Non-Dilutive Capital Is Gaining Institutional Scale, Not Just Ideological Approval vGames' $500M revenue-linked fund, backed by General Atlantic, joins Griffin Gaming's $100M revenue-share vehicle (covered last cycle) as evidence that institutional capital is actively building infrastructure for growth financing that skips equity issuance. This is no longer a bootstrapper workaround — it is a product category being designed at scale for companies that want to preserve ownership while accessing growth capital.

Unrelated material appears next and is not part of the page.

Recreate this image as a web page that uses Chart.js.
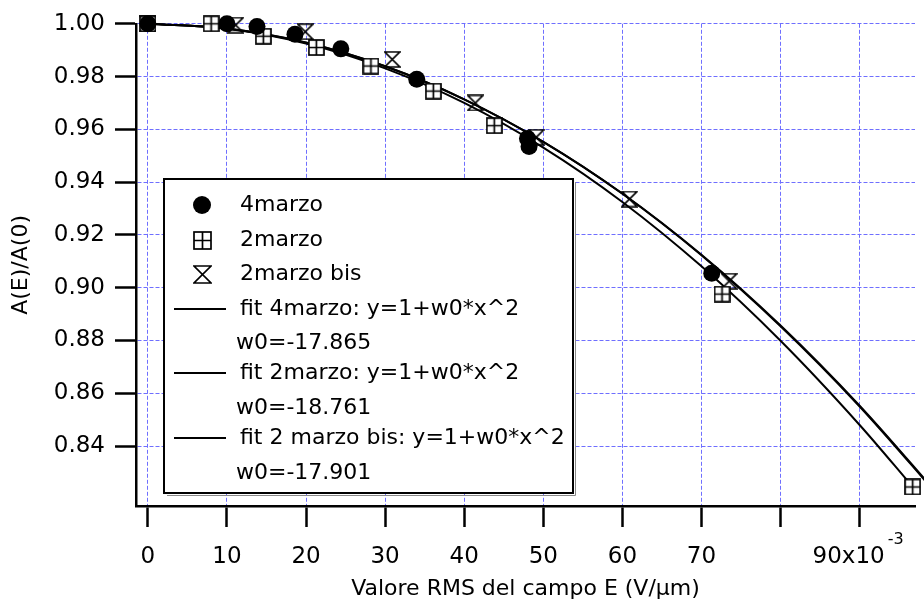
<!DOCTYPE html>
<html>
<head>
<meta charset="utf-8">
<script src="https://cdn.jsdelivr.net/npm/chart.js@4/dist/chart.umd.min.js"></script>
<style>
  html, body { margin: 0; padding: 0; background: #fff; }
  canvas { display: block; }
</style>
</head>
<body>
<canvas id="grafico" width="924" height="603"></canvas>
<script>
// dati (x in unita' di 10^-3 V/um)
const x4marzo = [0, 10, 13.8, 18.6, 24.4, 34, 48.0, 48.2, 71.3];
const y4marzo = [1.000, 1.000, 0.999, 0.996, 0.9905, 0.979, 0.9565, 0.9535, 0.9055];

const x2marzo = [0, 8.0, 14.6, 21.3, 28.2, 36.1, 43.8, 72.6, 96.7];
const y2marzo = [1.000, 1.000, 0.9953, 0.991, 0.984, 0.9745, 0.9614, 0.8976, 0.8245];

const x2marzoBis = [0, 11.1, 19.9, 30.9, 41.4, 49.1, 60.9, 73.5];
const y2marzoBis = [1.000, 0.9995, 0.997, 0.9865, 0.970, 0.957, 0.9336, 0.9025];

// curve di fit
const xFit = [0, 10, 20, 30, 40, 50, 60, 70, 80, 90, 100];
const yFit4marzo = [1, 0.9982, 0.9929, 0.9839, 0.9714, 0.9553, 0.9357, 0.9125, 0.8857, 0.8553, 0.8214];
const xFit2marzo = [0, 10, 20, 30, 40, 50, 60, 70, 80, 90, 96.7];
const yFit2marzo = [1, 0.9981, 0.9925, 0.9831, 0.9700, 0.9531, 0.9325, 0.9081, 0.8799, 0.8480, 0.8246];
const yFitBis = [1, 0.9982, 0.9928, 0.9839, 0.9714, 0.9553, 0.9356, 0.9123, 0.8854, 0.8550, 0.8210];

const xTicks = [0, 10, 20, 30, 40, 50, 60, 70, 80, 90];
const yTicks = [0.84, 0.86, 0.88, 0.90, 0.92, 0.94, 0.96, 0.98, 1.00];

const voci = ['4marzo', '2marzo', '2marzo bis',
  'fit 4marzo: y=1+w0*x^2', 'w0=-17.865',
  'fit 2marzo: y=1+w0*x^2', 'w0=-18.761',
  'fit 2 marzo bis: y=1+w0*x^2', 'w0=-17.901'];
const simboli = ['cerchio', 'quadrato', 'clessidra', 'linea', null, 'linea', null, 'linea', null];

const FONT = "'DejaVu Sans'";

function punti(xs, ys) {
  return xs.map((x, i) => ({x: x, y: ys[i]}));
}

// marker disegnati a mano
function quadrato(size) {
  const c = document.createElement('canvas');
  c.width = size; c.height = size;
  const g = c.getContext('2d');
  g.lineWidth = 1.7;
  g.strokeStyle = '#000';
  g.fillStyle = '#fff';
  g.fillRect(1, 1, size - 2, size - 2);
  g.strokeRect(1, 1, size - 2, size - 2);
  g.beginPath();
  g.moveTo(size / 2, 1); g.lineTo(size / 2, size - 1);
  g.moveTo(1, size / 2); g.lineTo(size - 1, size / 2);
  g.stroke();
  return c;
}
function clessidra(size) {
  const c = document.createElement('canvas');
  c.width = size; c.height = size;
  const g = c.getContext('2d');
  g.lineWidth = 1.7;
  g.strokeStyle = '#000';
  g.beginPath();
  g.moveTo(1, 1); g.lineTo(size - 1, 1);
  g.lineTo(1, size - 1); g.lineTo(size - 1, size - 1);
  g.closePath();
  g.stroke();
  return c;
}
const imgQuadrato = quadrato(17);
const imgClessidra = clessidra(17);

const legenda = {
  id: 'legenda',
  afterDraw(chart) {
    const ctx = chart.ctx;
    ctx.save();
    ctx.fillStyle = '#fff';
    ctx.fillRect(164, 179, 409, 314);
    ctx.strokeStyle = '#888';
    ctx.lineWidth = 1;
    ctx.beginPath();
    ctx.moveTo(167, 495.5); ctx.lineTo(575.5, 495.5); ctx.lineTo(575.5, 182);
    ctx.stroke();
    ctx.strokeStyle = '#000';
    ctx.lineWidth = 2;
    ctx.strokeRect(164, 179, 409, 314);

    const righe = [205, 240, 274, 309, 343, 373, 408, 438, 473];
    ctx.font = '22px ' + FONT;
    ctx.textBaseline = 'middle';
    ctx.fillStyle = '#000';
    voci.forEach((t, i) => {
      const y = righe[i];
      const s = simboli[i];
      if (s === 'cerchio') {
        ctx.beginPath(); ctx.arc(202, y, 9, 0, Math.PI * 2); ctx.fill();
      } else if (s === 'quadrato') {
        ctx.drawImage(quadrato(19), 193, y - 9);
      } else if (s === 'clessidra') {
        ctx.drawImage(clessidra(19), 193, y - 9);
      } else if (s === 'linea') {
        ctx.lineWidth = 1.8;
        ctx.beginPath(); ctx.moveTo(174, y); ctx.lineTo(226, y); ctx.stroke();
      }
      ctx.fillText(t, s ? 240 : 236, y);
    });

    // esponente dell'asse x
    const sx = chart.scales.x;
    ctx.font = '23px ' + FONT;
    const wTot = ctx.measureText('90x10   ').width;
    const w90 = ctx.measureText('90x10').width;
    const x0 = sx.getPixelForValue(90) - wTot / 2;
    ctx.font = '16px ' + FONT;
    ctx.textBaseline = 'middle';
    ctx.fillText('-3', x0 + w90 + 3, 540);
    ctx.restore();
  }
};

const grigliaBlu = '#6f6fff';

new Chart(document.getElementById('grafico'), {
  type: 'scatter',
  data: {
    datasets: [
      {label: '4marzo', data: punti(x4marzo, y4marzo), pointStyle: 'circle', pointRadius: 8.5,
        backgroundColor: '#000', borderColor: '#000', borderWidth: 0, clip: false, order: 0},
      {label: '2marzo', data: punti(x2marzo, y2marzo), pointStyle: imgQuadrato, pointRadius: 8,
        clip: false, order: 0},
      {label: '2marzo bis', data: punti(x2marzoBis, y2marzoBis), pointStyle: imgClessidra, pointRadius: 8,
        clip: false, order: 0},
      {label: 'fit 4marzo', data: punti(xFit, yFit4marzo), showLine: true, pointRadius: 0,
        cubicInterpolationMode: 'monotone',
        borderColor: '#000', borderWidth: 2, clip: false, order: 1},
      {label: 'fit 2marzo', data: punti(xFit2marzo, yFit2marzo), showLine: true, pointRadius: 0,
        cubicInterpolationMode: 'monotone',
        borderColor: '#000', borderWidth: 2, clip: false, order: 1},
      {label: 'fit 2 marzo bis', data: punti(xFit, yFitBis), showLine: true, pointRadius: 0,
        cubicInterpolationMode: 'monotone',
        borderColor: '#000', borderWidth: 2, clip: false, order: 1}
    ]
  },
  options: {
    responsive: false,
    animation: false,
    events: [],
    layout: {padding: {top: 19, right: 0, bottom: 0, left: 0}},
    plugins: {legend: {display: false}, tooltip: {enabled: false}},
    scales: {
      x: {
        type: 'linear', position: 'bottom', min: -1.5, max: 97,
        afterFit: s => { s.height = 97; },
        afterBuildTicks: s => { s.ticks = xTicks.map(v => ({value: v})); },
        grid: {color: grigliaBlu, lineWidth: 1, tickColor: '#000', tickWidth: 2.5, tickLength: 21},
        border: {color: '#000', width: 2.5, dash: [4, 2]},
        ticks: {
          autoSkip: false, maxRotation: 0, padding: 16, color: '#000',
          font: {family: FONT, size: 23},
          callback: v => v === 80 ? '' : (v === 90 ? '90x10   ' : String(v))
        },
        title: {display: true, text: 'Valore RMS del campo E (V/\u00b5m)', color: '#000',
          font: {family: FONT, size: 22}, padding: {top: 0, bottom: 1}}
      },
      y: {
        type: 'linear', min: 0.8173, max: 1.0,
        afterFit: s => { s.width = 136; },
        afterBuildTicks: s => { s.ticks = yTicks.map(v => ({value: v})); },
        grid: {color: grigliaBlu, lineWidth: 1, tickColor: '#000', tickWidth: 2.5, tickLength: 21},
        border: {color: '#000', width: 2.5, dash: [4, 2]},
        ticks: {
          padding: 10, color: '#000', font: {family: FONT, size: 23},
          callback: v => v.toFixed(2)
        },
        title: {display: true, text: 'A(E)/A(0)', color: '#000',
          font: {family: FONT, size: 22}, padding: {top: 8, bottom: 0}}
      }
    }
  },
  plugins: [legenda]
});
</script>
</body>
</html>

FDI Screening Has Become a Governance Instrument, Not Just a Security Filter Academic research now characterizes FDI review regimes in the US, EU, and Italy as mechanisms for embedding ongoing state authority into corporate governance through conditional approvals and monitoring commitments — not one-time clearance events. For founders structuring cross-border acquisitions or accepting foreign investment in strategically relevant sectors, regulatory approval is increasingly the beginning of a governance relationship, not its conclusion.

What to Expect

2026-07-27 NSF Strategic Breakthrough SBIR project pitch deadline — up to $30M in non-dilutive capital for Phase II companies; last opportunity before the window closes.
2026-08-01 India's SEBI new buyback rules take effect — open-market buybacks compressed to 66-working-day timeline; merchant banker appointment now discretionary, transferring compliance responsibility to company boards.
2026-08-12 Zostel vs. Oyo returns to Delhi High Court for the next hearing on the decade-long disputed 7% equity stake.
2027-01 Canada's mandatory pre-closing national security review for critical minerals investments takes effect — up to 200-day review timelines for non-Canadian acquirers.
2027-07-01 Australia's CGT reform transition date — the 50% CGT discount is replaced by cost-base indexation and a 30% minimum tax rate; founders with complex cap tables should complete structural review well before this deadline.